Step into Qinru Qiu’s lab at Binghamton University and you’ll see what appears to be a teenage boy’s fantasy: Rack after rack of sleek, black PlayStation 3 game systems.
And while she’s quick to explain that the PS3s are set up to emulate a multiprocessor, not for an epic showdown in Resident Evil, Qiu’s work may one day fuel new adolescent dreams. Her work on low-power computing could lead to smaller computers that function more efficiently and use less power.
The work holds such promise, in fact, that Qiu has received a grant from the National Science Foundation’s most prestigious program for young faculty. Her $409,000, five-year grant from the NSF’s Faculty Early Career Development (CAREER) Program will fund a project beginning in June. Less than a quarter of applicants received grants.
Qiu’s project focuses on reducing the power demands of multiprocessor system-on-chip designs, which are starting to become more popular. The PS3s, for instance, have one general purpose CPU and eight special synergistic processors.
A single processor can be very fast, but as its performance improves it requires more and more power. A multiprocessor, on the other hand, can deliver the same performance as numerous single processors at much lower power.
The benefits of cutting power demands include reduced energy consumption and lower manufacturing costs. Low-power designs can also improve reliability, since high power consumption increases the temperature of a chip, which harms its reliability.
Qiu, an assistant professor in the Department of Electrical and Computer Engineering, said her goal is to cut back the power demands of microprocessors while maintaining performance. Microprocessors are designed to deliver peak performance, even though users don’t need peak performance all the time.
“The basic idea is to slow the microprocessor down or put it into low-power mode when we’re not using it,” said Qiu, who believes the work has applications for everyday desktop machines as well as systems with high-end chips.
She traces her interest in low-power computing and dynamic power management back to her graduate studies. “Before, people just tried to minimize the power consumption of a chip when they designed it,” Qiu said. “Nowadays, more and more devices have many power modes, like a hard disk has a sleep mode, so we can have more control.”
For example, the industry uses the idea of a “time out.” After a certain amount of time, the computer goes into this mode to save power.
“A simple way to improve the ‘time out’ is to dynamically adjust the time-out period,” Qiu said. “If we know that whenever the computer gets idle it will be idle for a long time, the time-out period will be short. But if we know the user’s working style is working after a half-second of rest, then we can set the time period to be longer, because we don’t want it to turn on and turn off very frequently.”
Qiu investigates formal methods based on machine intelligence that learn the system workload and user behavior dynamically to enable such adaptive control. In addition to the user’s working style, adaptive power management takes into consideration the hardware, the software and the environment in which a system operates.
“We need something to detect the workload, predict the workload and characterize the hardware,” Qiu explained.

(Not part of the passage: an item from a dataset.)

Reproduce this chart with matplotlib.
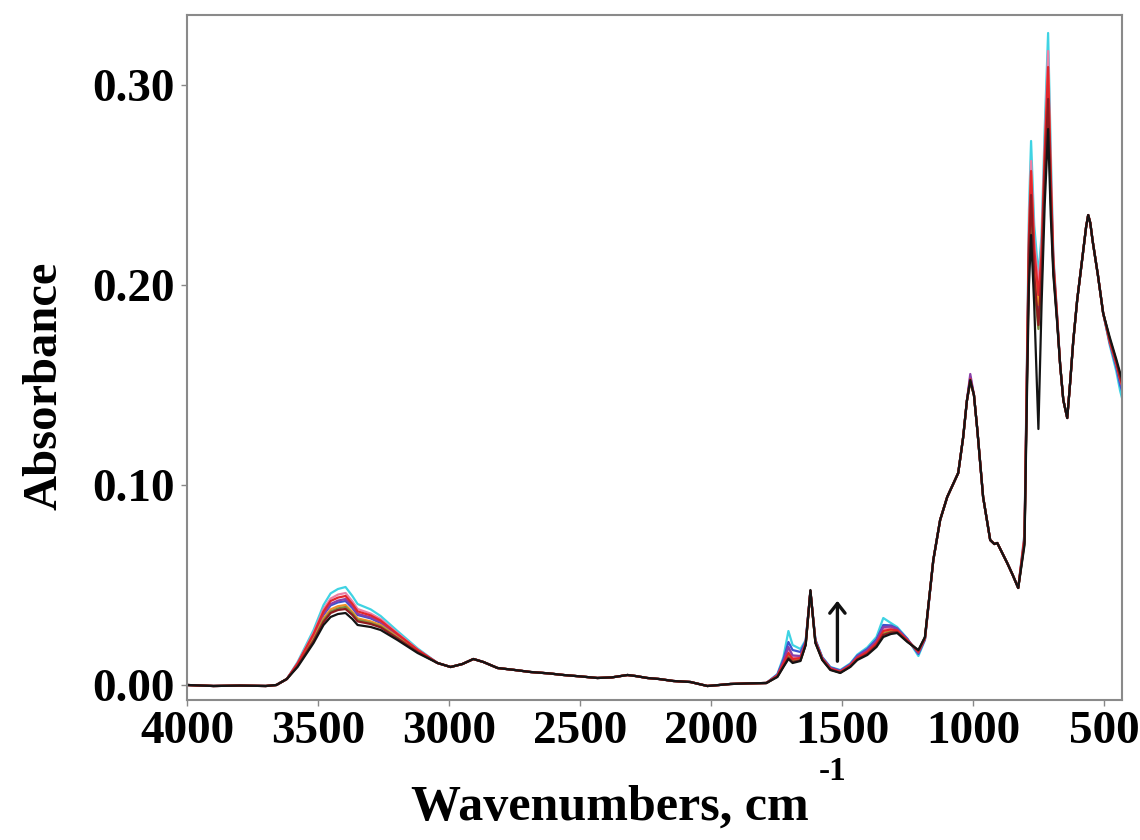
import matplotlib
matplotlib.use("Agg")
import matplotlib.pyplot as plt

# ---------------- data ----------------
series_names = ["cyan", "pink", "blue", "purple", "orange", "olive", "red", "darkred", "black"]
series_colors = {
    "cyan": "#3fd3e3", "pink": "#ea7fa6", "blue": "#3a55d0", "purple": "#8a3fa8",
    "orange": "#f0902a", "olive": "#7d8c3c", "red": "#e2262c", "darkred": "#8e1b1f",
    "black": "#141414",
}

# shared baseline 4000-3620
wn_a = [4000, 3900, 3800, 3700, 3660, 3620]
ab_a = [0.0, -0.0005, -0.0003, -0.0005, 0.0, 0.003]

# O-H band (differs between samples)
wn_b = [3579, 3518, 3480, 3453, 3425, 3396, 3370, 3350, 3300, 3262, 3198, 3121]
ab_b = {
    "black":   [0.009, 0.021, 0.030, 0.034, 0.0355, 0.036, 0.033, 0.030, 0.029, 0.0275, 0.0225, 0.016],
    "darkred": [0.0095, 0.022, 0.0315, 0.036, 0.0375, 0.038, 0.035, 0.0318, 0.0305, 0.0288, 0.0233, 0.0165],
    "olive":   [0.0097, 0.0225, 0.0323, 0.0367, 0.0383, 0.039, 0.0357, 0.0325, 0.031, 0.0293, 0.0236, 0.0166],
    "orange":  [0.010, 0.0232, 0.0333, 0.0378, 0.0394, 0.040, 0.0366, 0.0333, 0.0318, 0.030, 0.024, 0.0168],
    "blue":    [0.0103, 0.0242, 0.035, 0.0398, 0.0413, 0.042, 0.0385, 0.035, 0.0333, 0.031, 0.0248, 0.0172],
    "purple":  [0.0105, 0.0246, 0.0356, 0.0405, 0.0422, 0.043, 0.0393, 0.0356, 0.0338, 0.0314, 0.025, 0.0173],
    "red":     [0.0108, 0.0255, 0.0368, 0.042, 0.0437, 0.0445, 0.0405, 0.0368, 0.0348, 0.0322, 0.0255, 0.0176],
    "pink":    [0.011, 0.0262, 0.038, 0.0432, 0.0452, 0.046, 0.0418, 0.038, 0.0357, 0.033, 0.026, 0.0178],
    "cyan":    [0.0115, 0.0275, 0.040, 0.0458, 0.0480, 0.049, 0.0445, 0.0405, 0.0378, 0.0345, 0.027, 0.0183],
}

# shared 3045-1790
wn_c = [3045, 2995, 2950, 2908, 2870, 2816, 2750, 2690, 2620, 2564, 2500, 2435, 2380,
        2320, 2290, 2244, 2200, 2145, 2080, 2015, 1970, 1928, 1860, 1790]
ab_c = [0.011, 0.009, 0.0105, 0.013, 0.0115, 0.0085, 0.0075, 0.0065, 0.0058, 0.005, 0.0043,
        0.0035, 0.0038, 0.005, 0.0045, 0.0035, 0.003, 0.002, 0.0015, -0.0005, 0.0, 0.0005,
        0.0008, 0.001]

# 1750-1185 region (differs between samples)
wn_d = [1748, 1725, 1706, 1690, 1660, 1640, 1622, 1603, 1577, 1546, 1508, 1470, 1443, 1405,
        1370, 1344, 1315, 1291, 1252, 1210, 1185]
ab_d = {
    "black":   [0.004, 0.009, 0.013, 0.011, 0.012, 0.020, 0.0475, 0.021, 0.0125, 0.0075, 0.006, 0.009, 0.0125, 0.015, 0.019, 0.024, 0.0255, 0.026, 0.0215, 0.0175, 0.024],
    "darkred": [0.0042, 0.0093, 0.0135, 0.0115, 0.0123, 0.0202, 0.047, 0.0212, 0.0127, 0.0077, 0.0062, 0.0092, 0.0128, 0.0155, 0.0197, 0.025, 0.0262, 0.0265, 0.0218, 0.0172, 0.0238],
    "olive":   [0.0043, 0.0096, 0.014, 0.0118, 0.0125, 0.0203, 0.0468, 0.0213, 0.0128, 0.0078, 0.0063, 0.0094, 0.013, 0.0158, 0.020, 0.0255, 0.0265, 0.0267, 0.022, 0.017, 0.0236],
    "orange":  [0.0045, 0.010, 0.0145, 0.0122, 0.0128, 0.0205, 0.0466, 0.0215, 0.013, 0.008, 0.0064, 0.0096, 0.0133, 0.0162, 0.0205, 0.026, 0.027, 0.027, 0.0222, 0.0168, 0.0235],
    "red":     [0.0047, 0.0108, 0.016, 0.013, 0.0135, 0.021, 0.0472, 0.0218, 0.0132, 0.0082, 0.0066, 0.0098, 0.0136, 0.0166, 0.021, 0.027, 0.0278, 0.0273, 0.0224, 0.0166, 0.0233],
    "pink":    [0.0048, 0.0113, 0.0175, 0.0138, 0.014, 0.0213, 0.0465, 0.022, 0.0134, 0.0084, 0.0068, 0.010, 0.014, 0.017, 0.0215, 0.028, 0.0285, 0.0276, 0.0226, 0.0163, 0.0232],
    "purple":  [0.005, 0.012, 0.019, 0.0148, 0.0145, 0.0215, 0.047, 0.0222, 0.0136, 0.0086, 0.007, 0.0102, 0.0143, 0.0174, 0.022, 0.029, 0.0292, 0.028, 0.0228, 0.016, 0.023],
    "blue":    [0.0052, 0.0128, 0.0215, 0.0175, 0.0165, 0.022, 0.0468, 0.0225, 0.0138, 0.0088, 0.0072, 0.0104, 0.0147, 0.018, 0.0228, 0.030, 0.0298, 0.0283, 0.023, 0.0155, 0.0228],
    "cyan":    [0.0055, 0.014, 0.027, 0.020, 0.018, 0.0225, 0.0465, 0.0228, 0.014, 0.009, 0.0075, 0.0108, 0.0152, 0.0188, 0.024, 0.0335, 0.031, 0.029, 0.0232, 0.0145, 0.0225],
}

# Si-O band
wn_e1 = [1153, 1127, 1100, 1058, 1039, 1025]
ab_e1 = [0.0625, 0.0825, 0.094, 0.106, 0.124, 0.142]
wn_e2 = [1012]
ab_e2 = {"black": [0.1525], "darkred": [0.152], "olive": [0.1515], "orange": [0.152],
         "red": [0.153], "pink": [0.153], "purple": [0.1555], "blue": [0.154], "cyan": [0.1525]}
wn_e3 = [998, 985, 963, 936, 920, 909, 890, 871, 850, 829]
ab_e3 = [0.145, 0.1275, 0.094, 0.0725, 0.0705, 0.071, 0.066, 0.061, 0.055, 0.0485]

# 800-680 doublet / sharp peaks (differ between samples)
wn_f = [805, 795, 788, 780, 768, 752, 740, 728, 715, 705, 695, 681]
ab_f = {
    "black":   [0.07, 0.15, 0.20, 0.225, 0.19, 0.128, 0.19, 0.24, 0.278, 0.235, 0.205, 0.182],
    "darkred": [0.072, 0.158, 0.215, 0.245, 0.205, 0.18, 0.205, 0.255, 0.293, 0.245, 0.208, 0.183],
    "olive":   [0.071, 0.155, 0.21, 0.24, 0.20, 0.178, 0.20, 0.252, 0.29, 0.243, 0.207, 0.183],
    "orange":  [0.073, 0.162, 0.222, 0.255, 0.215, 0.19, 0.212, 0.262, 0.305, 0.252, 0.21, 0.184],
    "purple":  [0.072, 0.16, 0.218, 0.248, 0.21, 0.185, 0.208, 0.258, 0.298, 0.248, 0.209, 0.184],
    "blue":    [0.073, 0.161, 0.22, 0.25, 0.212, 0.188, 0.21, 0.26, 0.30, 0.25, 0.21, 0.184],
    "red":     [0.074, 0.164, 0.225, 0.257, 0.218, 0.195, 0.215, 0.265, 0.309, 0.255, 0.212, 0.185],
    "pink":    [0.075, 0.166, 0.23, 0.262, 0.222, 0.2, 0.22, 0.27, 0.317, 0.26, 0.213, 0.185],
    "cyan":    [0.076, 0.17, 0.238, 0.272, 0.23, 0.205, 0.225, 0.278, 0.326, 0.268, 0.215, 0.186],
}

# shared 670-505
wn_g = [669, 657, 642, 631, 619, 604, 582, 570, 562, 554, 545, 525, 505]
ab_g = [0.16, 0.1425, 0.1335, 0.151, 0.172, 0.1925, 0.216, 0.229, 0.235, 0.231, 0.222, 0.205, 0.186]

# right end (differs slightly)
wn_h = [480, 455, 440, 430]
ab_h = {
    "black":   [0.174, 0.163, 0.156, 0.152],
    "darkred": [0.173, 0.162, 0.154, 0.150],
    "olive":   [0.173, 0.162, 0.155, 0.151],
    "orange":  [0.172, 0.161, 0.153, 0.149],
    "purple":  [0.172, 0.160, 0.152, 0.148],
    "blue":    [0.171, 0.159, 0.150, 0.146],
    "red":     [0.172, 0.161, 0.153, 0.149],
    "pink":    [0.171, 0.160, 0.151, 0.147],
    "cyan":    [0.170, 0.157, 0.147, 0.142],
}

x_ticks = [4000, 3500, 3000, 2500, 2000, 1500, 1000, 500]
y_ticks = [0.00, 0.10, 0.20, 0.30]
y_ticklabels = ["0.00", "0.10", "0.20", "0.30"]

# ---------------- figure ----------------
FONT = "Liberation Serif"
fig = plt.figure(figsize=(11.4, 8.4), dpi=100)
ax = fig.add_axes([187 / 1140, 1 - 700 / 840, (1122 - 187) / 1140, (700 - 15) / 840])

wn_all = wn_a + wn_b + wn_c + wn_d + wn_e1 + wn_e2 + wn_e3 + wn_f + wn_g + wn_h
for name in series_names:
    ab = (ab_a + ab_b[name] + ab_c + ab_d[name] + ab_e1 + ab_e2[name] + ab_e3
          + ab_f[name] + ab_g + ab_h[name])
    ax.plot(wn_all, ab, color=series_colors[name], lw=1.6,
            solid_joinstyle="round", solid_capstyle="round")

ax.set_xlim(4001, 433)
ax.set_ylim(-0.0075, 0.335)
ax.set_xticks(x_ticks)
ax.set_xticklabels([str(t) for t in x_ticks], fontfamily=FONT, fontweight="bold", fontsize=34)
ax.set_yticks(y_ticks)
ax.set_yticklabels(y_ticklabels, fontfamily=FONT, fontweight="bold", fontsize=34)
ax.tick_params(axis="both", direction="out", length=4, width=1, color="#888888")
ax.tick_params(axis="x", pad=4)
ax.tick_params(axis="y", pad=5)
for sp in ax.spines.values():
    sp.set_color("#8a8a8a")
    sp.set_linewidth(1.5)

# arrow
ax.annotate("", xy=(1519, 0.0435), xytext=(1519, 0.0105),
            arrowprops=dict(arrowstyle="->,head_length=0.7,head_width=0.55",
                            color="#111111", lw=2.4))

# axis labels
fig.text(45 / 1140, 1 - 386 / 840, "Absorbance", rotation=90, ha="center", va="center",
         fontfamily=FONT, fontweight="bold", fontsize=35)
fig.text(610 / 1140, 1 - 808 / 840, "Wavenumbers, cm", ha="center", va="center",
         fontfamily=FONT, fontweight="bold", fontsize=36)
fig.text(833 / 1140, 1 - 772 / 840, "-1", ha="center", va="center",
         fontfamily=FONT, fontweight="bold", fontsize=24)

fig.savefig("out.png", dpi=100, facecolor="white")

As part of the NSF project, Qiu will develop a new course on power management for senior-level undergraduates as well as graduate students. She is also teaching a system-on-chip class that was co-developed with local IBM engineers.
Qiu’s project will be the first systematic research for modeling, optimizing and evaluating adaptive and distributed power management for a large-scale multiprocessor system-on-chip design. And it comes at an opportune time, she said: Power demands have risen exponentially in the last couple of decades.
“In the 1990s, we were at 10 watts or 20 watts,” she said. “Nowadays a microprocessor can easily go up to 100 watts. And power density rises even faster because the chip gets smaller. With its current growing speed, the power density of a chip will soon exceed that of a nuclear reactor because of its size and consumption.”